O'Boyle 1, Sida Wang 2, Gabriel Synnaeve 2, Hugh Leather 2 1 University of Edinburgh 2 Meta AI A BSTRACT Code generation and understanding are critical capabilities for large language models (LLMs). Thus, most LLMs are pretrained and fine-tuned on code data. However, these datasets typically treat code as static strings and rarely exploit the dynamic information about their execution. Building upon previous work on trace modeling, we study Execution Tuning (E.T.), a training procedure in which we explicitly model real-world program execution traces without requiring manual test annotations.

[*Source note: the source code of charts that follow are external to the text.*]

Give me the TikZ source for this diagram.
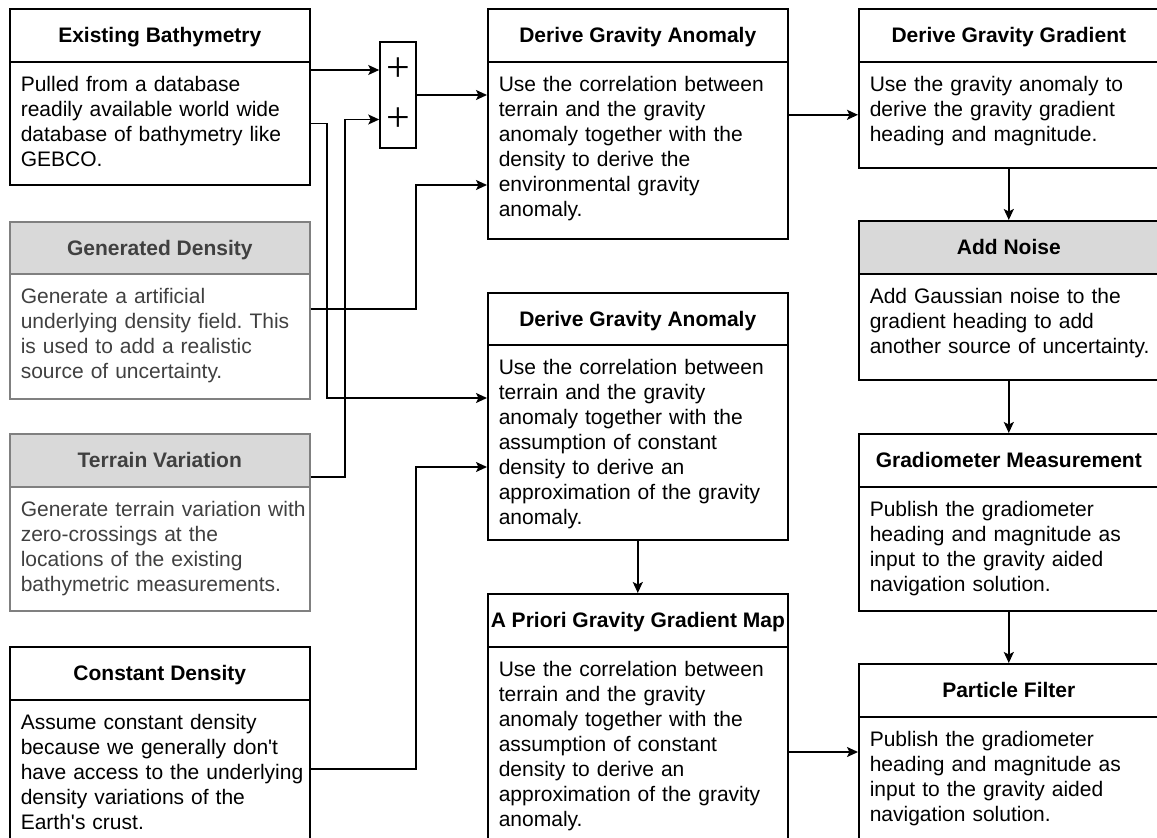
\documentclass[tikz,border=0pt]{standalone}
\usepackage{fontspec}
\setmainfont{Liberation Sans}[Ligatures=TeXOff]
\newfontfamily\plusfont{Liberation Serif}
\usetikzlibrary{arrows.meta}

\definecolor{mutedline}{HTML}{808080}
\definecolor{mutedtext}{HTML}{404040}
\definecolor{headfill}{HTML}{D9D9D9}

\newcommand{\bodyfont}{\fontsize{21}{25}\selectfont}
\newcommand{\headfont}{\bfseries\fontsize{21}{25}\selectfont}
\frenchspacing

% A stage: bold title band on top of a text panel.
% #1 name, #2 look (plain/muted/noise), #3 x, #4 top, #5 divider, #6 bottom, #7 title, #8 text
\newcommand{\stagebox}[8]{%
  \pgfmathsetmacro\stgHeadH{#5-#4}%
  \pgfmathsetmacro\stgDepth{#6-#5-29.7}%
  \node[stagehead, #2head, minimum height=\stgHeadH pt] (#1h) at (#3,#4) {#7};
  \node[stagebody, #2body, text depth=\stgDepth pt] (#1) at (#3,#5) {\leftskip=11pt #8\par};
}

\begin{document}
\begin{tikzpicture}[x=1pt, y=-1pt,
  stagehead/.style={draw, line width=1.6pt, anchor=north west, minimum width=300pt,
    inner sep=0pt, text height=15pt, text depth=0pt, font=\headfont},
  stagebody/.style={draw, line width=1.6pt, anchor=north west, text width=300pt,
    inner sep=0pt, align=left, text height=29.7pt, font=\bodyfont},
  plainhead/.style={},
  plainbody/.style={},
  mutedhead/.style={draw=mutedline, fill=headfill, text=mutedtext},
  mutedbody/.style={draw=mutedline, text=mutedtext},
  noisehead/.style={fill=headfill},
  noisebody/.style={},
  sumbox/.style={draw, line width=1.6pt, minimum width=36pt, minimum height=106pt, inner sep=0pt},
  plussign/.style={inner sep=0pt, font=\plusfont\fontsize{42}{42}\selectfont},
  conn/.style={line width=1.6pt, -{Stealth[length=11pt, width=10pt, inset=2.5pt]}}
]
\useasboundingbox (0,0) rectangle (1157,838);
\clip (0,0) rectangle (1157,838);

% left column: inputs
\stagebox{eb}{plain}{9}{8}{61}{184}{Existing Bathymetry}
  {Pulled from a database\\readily available world wide\\database of bathymetry like\\GEBCO.}
\stagebox{gd}{muted}{9}{221}{273}{398}{Generated Density}
  {Generate a artificial\\underlying density field. This\\is used to add a realistic\\source of uncertainty.}
\stagebox{tv}{muted}{9}{433}{486}{610}{Terrain Variation}
  {Generate terrain variation with\\zero-crossings at the\\locations of the existing\\bathymetric measurements.}
\stagebox{cd}{plain}{9}{646}{699}{870}{Constant Density}
  {Assume constant density\\because we generally don't\\have access to the underlying\\density variations of the\\Earth's crust.}

% middle column
\stagebox{ga1}{plain}{487}{8}{61}{238}{Derive Gravity Anomaly}
  {Use the correlation between\\terrain and the gravity\\anomaly together with the\\density to derive the\\environmental gravity\\anomaly.}
\stagebox{ga2}{plain}{487}{292}{344}{539}{Derive Gravity Anomaly}
  {Use the correlation between\\terrain and the gravity\\anomaly together with the\\assumption of constant\\density to derive an\\approximation of the gravity\\anomaly.}
\stagebox{map}{plain}{487}{593}{646}{870}{A Priori Gravity Gradient Map}
  {Use the correlation between\\terrain and the gravity\\anomaly together with the\\assumption of constant\\density to derive an\\approximation of the gravity\\anomaly.}

% right column
\stagebox{gg}{plain}{858}{8}{61}{167}{Derive Gravity Gradient}
  {Use the gravity anomaly to\\derive the gravity gradient\\heading and magnitude.}
\stagebox{noise}{noise}{858}{220}{273}{379}{Add Noise}
  {Add Gaussian noise to the\\gradient heading to add\\another source of uncertainty.}
\stagebox{meas}{plain}{858}{433}{486}{610}{Gradiometer Measurement}
  {Publish the gradiometer\\heading and magnitude as\\input to the gravity aided\\navigation solution.}
\stagebox{pf}{plain}{858}{663}{716}{870}{Particle Filter}
  {Publish the gradiometer\\heading and magnitude as\\input to the gravity aided\\navigation solution.}

% summing junction
\node[sumbox] (sum) at (398,95) {};
\node[plussign] (p1) at (398,70) {+};
\node[plussign] (p2) at (398,119.5) {+};

% bend points of the routed connectors
\coordinate (bend-eb) at (327,398);
\coordinate (bend-tv) at (345,477);
\coordinate (bend-gd) at (416,309);
\coordinate (bend-gd2) at (416,185);
\coordinate (bend-cd) at (416,769);
\coordinate (bend-cd2) at (416,467);
\coordinate (lvl-map) at (0,752);

% connectors
\draw[conn] (eb.east |- p1) -- (sum.west |- p1);
\draw[conn] (tvh.east |- bend-tv) -- (bend-tv) -- (bend-tv |- p2) -- (sum.west |- p2);
\draw[conn] (eb.east) -| (bend-eb) -- (bend-eb -| ga2.west);
\draw[conn] (gd.east |- bend-gd) -- (bend-gd) -- (bend-gd2) -- (bend-gd2 -| ga1.west);
\draw[conn] (sum.east) -- (sum.east -| ga1.west);
\draw[conn] (cd.east |- bend-cd) -- (bend-cd) -- (bend-cd2) -- (bend-cd2 -| ga2.west);
\draw[conn] (ga1.east |- gg.west) -- (gg.west);
\draw[conn] (ga2.south) -- (maph.north);
\draw[conn] (map.east |- lvl-map) -- (pf.west |- lvl-map);
\draw[conn] (gg.south) -- (noiseh.north);
\draw[conn] (noise.south) -- (meash.north);
\draw[conn] (meas.south) -- (pfh.north);
\end{tikzpicture}
\end{document}
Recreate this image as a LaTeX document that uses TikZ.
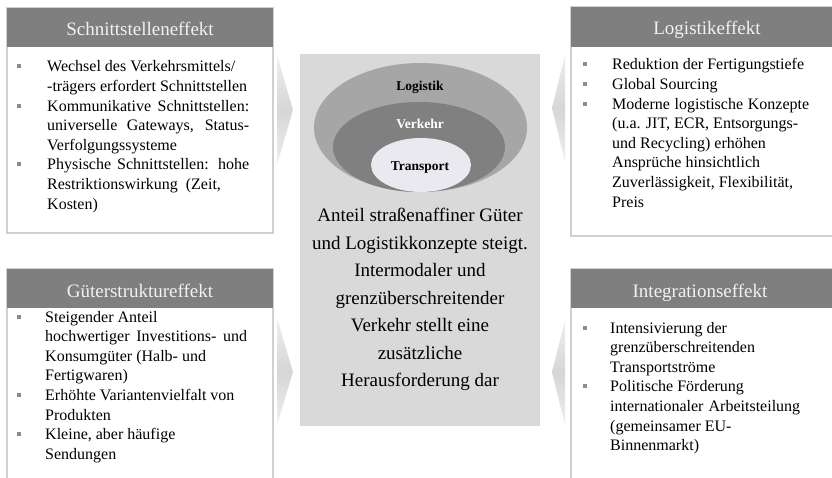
\documentclass[tikz,border=0pt]{standalone}
\usepackage{fontspec}
\setmainfont{Liberation Serif}
\usepackage{array}
\usetikzlibrary{shapes.geometric}
\definecolor{hdr}{HTML}{7F7F7F}
\definecolor{bord}{HTML}{D0D0D0}
\definecolor{centerfill}{HTML}{D9D9D9}
\definecolor{outerring}{HTML}{A6A6A6}
\definecolor{middlering}{HTML}{808080}
\definecolor{innerring}{HTML}{E9E9EF}
\definecolor{bul}{HTML}{8C8C8C}
\definecolor{chev}{HTML}{D6D6D6}
\definecolor{hdrtext}{HTML}{F2F2F2}
\newcommand{\bx}{\textcolor{bul}{\rule[3.5pt]{4pt}{4pt}}}
\newcommand{\jl}[2]{\makebox[#1][s]{#2}}
\begin{document}
\begin{tikzpicture}[x=1pt,y=-1pt,
  panel/.style={draw=bord, line width=1.2pt, fill=white},
  header/.style={fill=hdr},
  headtext/.style={anchor=base, text=hdrtext, font=\fontsize{19}{22}\selectfont, inner sep=0},
  bodytext/.style={anchor=base west, inner sep=0, font=\fontsize{16}{19.6}\selectfont},
  chevron/.style={top color=white!60!chev, bottom color=white!60!chev, middle color=chev, draw=none},
  ring/.style={ellipse, inner sep=0, draw=none},
  ringlabel/.style={anchor=base, inner sep=0, font=\fontsize{13.5}{16}\selectfont\bfseries}]
\useasboundingbox (0,0) rectangle (832,478);
\clip (0,0) rectangle (832,478);

% panels
\draw[panel] (7,8) rectangle (273,233);
\fill[header] (7,8) rectangle (273,47);
\draw[panel] (571,7) rectangle (845,236);
\fill[header] (571,7) rectangle (845,47);
\draw[panel] (7,269) rectangle (273,490);
\fill[header] (7,269) rectangle (273,308);
\draw[panel] (571,269) rectangle (845,490);
\fill[header] (571,269) rectangle (845,308);

\node[headtext] (hTL) at (140,36) {Schnittstelleneffekt};
\node[headtext] (hTR) at (707,35) {Logistikeffekt};
\node[headtext] (hBL) at (140,297) {Güterstruktureffekt};
\node[headtext] (hBR) at (700,297) {Integrationseffekt};

% chevrons
\shade[chevron] (277,55) -- (293,110) -- (277,165) -- cycle;
\shade[chevron] (565,55) -- (552,108) -- (565,162) -- cycle;
\shade[chevron] (277,318) -- (293,372) -- (277,425) -- cycle;
\shade[chevron] (565,320) -- (552,372) -- (565,425) -- cycle;

% center
\fill[centerfill] (300,54) rectangle (540,426);
\node[ring, fill=outerring, minimum width=213pt, minimum height=129pt] (outerE) at (420.5,127.5) {};
\node[ring, fill=middlering, minimum width=172pt, minimum height=90pt] (middleE) at (419,147) {};
\node[ring, fill=innerring, minimum width=100pt, minimum height=54pt] (innerE) at (421,165) {};
\node[ringlabel] (lLog) at (420,91) {Logistik};
\node[ringlabel, text=white] (lVer) at (420,129) {Verkehr};
\node[ringlabel] (lTra) at (420,171) {Transport};

\node[anchor=base, inner sep=0, font=\fontsize{19}{27.5}\selectfont] (centerText) at (420,222) {%
\begin{tabular}[t]{@{}c@{}}
Anteil straßenaffiner Güter\\
und Logistikkonzepte steigt.\\
Intermodaler und\\
grenzüberschreitender\\
Verkehr stellt eine\\
zusätzliche\\
Herausforderung dar
\end{tabular}};

% body texts
\node[bodytext] (tTL) at (17,72) {%
\begin{tabular}[t]{@{}p{30pt}@{}l@{}}
\bx & Wechsel des Verkehrsmittels/\\
 & -trägers erfordert Schnittstellen\\
\bx & \jl{202pt}{Kommunikative Schnittstellen:}\\
 & \jl{202pt}{universelle Gateways, Status-}\\
 & Verfolgungssysteme\\
\bx & \jl{202pt}{Physische Schnittstellen: hohe}\\
 & Restriktionswirkung \ (Zeit,\\
 & Kosten)
\end{tabular}};

\node[bodytext] (tTR) at (583,70) {%
\begin{tabular}[t]{@{}p{29pt}@{}l@{}}
\bx & Reduktion der Fertigungstiefe\\
\bx & Global Sourcing\\
\bx & \jl{197pt}{Moderne logistische Konzepte}\\
 & (u.a. JIT, ECR, Entsorgungs-\\
 & und Recycling) erhöhen\\
 & Ansprüche hinsichtlich\\
 & Zuverlässigkeit, Flexibilität,\\
 & Preis
\end{tabular}};

\node[bodytext] (tBL) at (17,322) {%
\begin{tabular}[t]{@{}p{28pt}@{}l@{}}
\bx & Steigender Anteil\\
 & \jl{202pt}{hochwertiger Investitions- und}\\
 & Konsumgüter (Halb- und\\
 & Fertigwaren)\\
\bx & Erhöhte Variantenvielfalt von\\
 & Produkten\\
\bx & Kleine, aber häufige\\
 & Sendungen
\end{tabular}};

\node[bodytext] (tBR) at (583,333) {%
\begin{tabular}[t]{@{}p{27pt}@{}l@{}}
\bx & Intensivierung der\\
 & grenzüberschreitenden\\
 & Transportströme\\
\bx & Politische Förderung\\
 & \jl{190pt}{internationaler Arbeitsteilung}\\
 & (gemeinsamer EU-\\
 & Binnenmarkt)
\end{tabular}};
\end{tikzpicture}
\end{document}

We train and evaluate models on different execution trace granularities (line and instruction-level) and strategies on the task of output prediction, obtaining 80% accuracy on CruxEval and MBPP, and showing the advantages of dynamic scratchpads (i.e., self-contained intermediate computations updated by the model rather than accumulated as a history of past computations) on long executions (up to 14k steps). Finally, we discuss E.T.'s practical applications. Current state-of-the-art general-purpose LLMs are thought to contain considerable proportions of code in their pretraining data (OpenAI et al., 2024), which is known to improve reasoning capabilities even in tasks seemingly unrelated to code (Aryabumi et al., 2024). However, datasets used to train code LLMs (such as Lozhkov et al. (2024)) typically treat code as static strings and rarely exploit the dynamic information about their execution. Executability is one of the key differences between code and natural language, and most code datasets neglect dimensions of the code domain such as reasoning over code execution, which in turn could lead to better code understanding. This fundamental limitation has sparked a renewed interest in modeling program executions, connecting with the pre-LLM neural program evaluation literature (Zaremba & Sutskever, 2014; Graves et al., 2014), which studied whether neural networks could learn to execute programs.